Please use this identifier to cite or link to this item: http://hdl.handle.net/1893/27283
Appears in Collections:History and Politics eTheses
Title: In search of the romantic Christ: the origins of Edward Irving's theology of incarnation
Author(s): Tucker, Nicholas John Cuthbert
Supervisor(s): Bebbington, David W
Keywords: Christianity
Scotland
Nineteenth Century
Edward Irving
Romanticism
Coleridge
Evangelicalism
Liberalism
Chalmers
Carlyle
Spirit
Romantics
Issue Date: 2018
Publisher: University of Stirling
Abstract: This thesis reassesses the evidence surrounding Edward Irving’s controversial teaching about the doctrine of the incarnation. Irving was a controversial figure in his own day and his legacy has been contested ever since he was dismissed from the ministry of the Church of Scotland for teaching that Christ had a ‘fallen’ human nature. This thesis re-examines the emergence and significance of Irving’s teaching. It evaluates the scholarly consensus that his distinctive Christology was a stable feature of his thought and argues the case that his thinking in this area did change significantly.

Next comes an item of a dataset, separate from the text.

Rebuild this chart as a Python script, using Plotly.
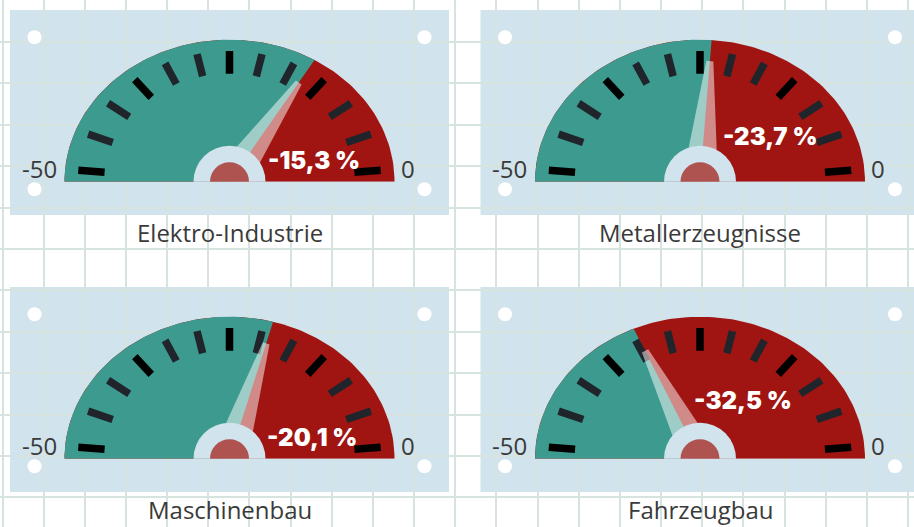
import numpy as np
import plotly.graph_objects as go

# ── data ──────────────────────────────────────────────────────────────
CATEGORIES = ["Elektro-Industrie", "Metallerzeugnisse", "Maschinenbau", "Fahrzeugbau"]
VALUES = [-15.3, -23.7, -20.1, -32.5]
SCALE_MIN, SCALE_MAX = -50, 0
SCALE_LABELS = ["-50", "0"]

# ── layout (pixels) ───────────────────────────────────────────────────
FIG_W, FIG_H = 914, 527
CENTERS = [(229.5, 181.7), (700.0, 181.7), (229.5, 458.7), (700.0, 458.7)]
LABEL_POS = [(84, 21), (70, 45.5), (82, 21), (43, 58)]  # value label rel. to hub, px up
A, B = 165.0, 142.0           # gauge half-ellipse semi-axes
GW, GH = 185.0, 165.0         # half width / height of each gauge subplot
N_TICKS = 13
TICK_EDGE = np.radians(4.3)

# ── colours ───────────────────────────────────────────────────────────
TEAL = "#3d9a8e"
RED = "#a01511"
PANEL = "#d1e3ec"
HUB = "#ae5350"
TICK = "#20252c"
TICK_MAJOR = "#000000"
GRID = "#d6e3de"
TEXT = "#3a3a3a"


def ell_r(phi):
    return A * B / np.sqrt((B * np.cos(phi)) ** 2 + (A * np.sin(phi)) ** 2)


def val_angle(v):
    return np.pi * (SCALE_MAX - v) / (SCALE_MAX - SCALE_MIN)


def sector(phi0, phi1, n=120):
    phi = np.linspace(phi0, phi1, n)
    r = ell_r(phi)
    xs = np.concatenate([[0], r * np.cos(phi), [0]])
    ys = np.concatenate([[0], r * np.sin(phi), [0]])
    return xs, ys


fig = go.Figure()

# background panels + screw dots
dots_x, dots_y = [], []
for cx, cy in CENTERS:
    fig.add_shape(type="rect", xref="x", yref="y", layer="below",
                  x0=cx - 219.5, x1=cx + 219.5, y0=cy - 171.7, y1=cy + 33.3,
                  fillcolor=PANEL, line_width=0)
    for dx in (-195, 195):
        for dy in (-144.5, 7.5):
            dots_x.append(cx + dx)
            dots_y.append(cy + dy)
fig.add_scatter(x=dots_x, y=dots_y, mode="markers", xaxis="x", yaxis="y",
                marker=dict(size=14, color="#ffffff", line_width=0, opacity=1),
                hoverinfo="skip", showlegend=False)

annotations = []
tick_phi = np.linspace(TICK_EDGE, np.pi - TICK_EDGE, N_TICKS)

for i, (cat, val) in enumerate(zip(CATEGORIES, VALUES)):
    k = i + 2
    xa, ya = f"x{k}", f"y{k}"
    phi_v = val_angle(val)

    # red full arc, teal from -50 up to the value
    xs, ys = sector(0, np.pi)
    fig.add_scatter(x=xs, y=ys, xaxis=xa, yaxis=ya, fill="toself", fillcolor=RED,
                    mode="lines", line_width=0, hoverinfo="skip", showlegend=False)
    xs, ys = sector(phi_v, np.pi)
    fig.add_scatter(x=xs, y=ys, xaxis=xa, yaxis=ya, fill="toself", fillcolor=TEAL,
                    mode="lines", line_width=0, hoverinfo="skip", showlegend=False)

    # tick marks, every third one black
    for major in (False, True):
        tx, ty = [], []
        for j, p in enumerate(tick_phi):
            if (j % 3 == 0) != major:
                continue
            r = ell_r(p)
            tx += [0.76 * r * np.cos(p), 0.92 * r * np.cos(p), None]
            ty += [0.76 * r * np.sin(p), 0.92 * r * np.sin(p), None]
        fig.add_scatter(x=tx, y=ty, xaxis=xa, yaxis=ya, mode="lines",
                        line=dict(color=TICK_MAJOR if major else TICK, width=7.5),
                        hoverinfo="skip", showlegend=False)

    # needle
    u = np.array([np.cos(phi_v), np.sin(phi_v)])
    nv = np.array([-np.sin(phi_v), np.cos(phi_v)])
    pts = [18 * nv, 121 * u + 3.5 * nv, 121 * u - 3.5 * nv, -18 * nv, 18 * nv]
    fig.add_scatter(x=[p[0] for p in pts], y=[p[1] for p in pts], xaxis=xa, yaxis=ya,
                    fill="toself", fillcolor="rgba(255,255,255,0.5)", mode="lines",
                    line_width=0, hoverinfo="skip", showlegend=False)

    # hub
    fig.add_scatter(x=[0, 0], y=[0, 0], xaxis=xa, yaxis=ya, mode="markers",
                    marker=dict(size=[72, 39], color=[PANEL, HUB], line_width=0,
                                opacity=1),
                    hoverinfo="skip", showlegend=False)

    cx, cy = CENTERS[i]
    fig.update_layout(**{
        f"xaxis{k}": dict(domain=[(cx - GW) / FIG_W, (cx + GW) / FIG_W],
                          range=[-GW, GW], visible=False, anchor=ya, fixedrange=True),
        f"yaxis{k}": dict(domain=[(FIG_H - cy) / FIG_H, (FIG_H - cy + GH) / FIG_H],
                          range=[0, GH], visible=False, anchor=xa, fixedrange=True),
    })

    lx, ly = LABEL_POS[i]
    label = f"{val:.1f}".replace(".", ",") + " %"
    annotations += [
        dict(text=label, x=lx, y=ly, xref=xa, yref=ya, showarrow=False,
             xanchor="center", yanchor="middle",
             font=dict(family="Inter", size=24, color="#ffffff", weight=900)),
        dict(text=SCALE_LABELS[0], x=-171, y=13, xref=xa, yref=ya, showarrow=False,
             xanchor="right", yanchor="middle",
             font=dict(family="Open Sans", size=24, color=TEXT)),
        dict(text=SCALE_LABELS[1], x=169, y=13, xref=xa, yref=ya, showarrow=False,
             xanchor="left", yanchor="middle",
             font=dict(family="Open Sans", size=24, color=TEXT)),
        dict(text=cat, x=cx, y=cy + 51, xref="x", yref="y", showarrow=False,
             xanchor="center", yanchor="middle",
             font=dict(family="Open Sans", size=24, color=TEXT)),
    ]

fig.update_layout(
    width=FIG_W, height=FIG_H, autosize=False,
    margin=dict(l=0, r=0, t=0, b=0),
    paper_bgcolor="#ffffff", plot_bgcolor="rgba(0,0,0,0)",
    showlegend=False, annotations=annotations,
    xaxis=dict(domain=[0, 1], range=[0, FIG_W], tick0=2.5, dtick=41.16,
               showgrid=True, gridcolor=GRID, gridwidth=2, zeroline=False,
               showticklabels=False, ticks="", showline=False, fixedrange=True),
    yaxis=dict(domain=[0, 1], range=[FIG_H, 0], tick0=0.6, dtick=41.4,
               showgrid=True, gridcolor=GRID, gridwidth=2, zeroline=False,
               showticklabels=False, ticks="", showline=False, fixedrange=True),
)

fig.write_html("out.html", config={"displayModeBar": False},
               post_script="document.body.style.margin='0';"
                           "document.body.style.overflow='hidden';")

Methodologically, this thesis draws on some aspects of Quentin Skinner’s work in the importance of context (Chapter Two) to understand Irving as he really was, rather than in terms of his later significance. In the light of this, Irving’s biography is examined in Chapter Three, before moving into a discussion of the influential part played by Samuel Taylor Coleridge in Irving’s intellectual development (Chapter Four). The second half of the thesis then moves on to consider the development of Irving’s Christology and the questions surrounding its provenance and development (Chapters Five and Six). Finally, in Chapter Seven, possible sources of explanation for Irving’s distinctive ideas about the Incarnation are exhibited and assessed. The argument of this thesis is that Edward Irving developed an account of the Incarnation that was essentially novel, in response to the Romantic ideas that he had derived from Coleridge. In accordance with Coleridge’s assessment, it is argued that this derivation was rendered more complex by Irving’s incomplete apprehension of Coleridge’s underlying philosophy. Nonetheless, it is argued that Edward Irving’s teaching presented a Romantic version of Christ, and that this distinctive conception owes more to the times in which Irving lived than to the theological tradition to which he claimed adherence.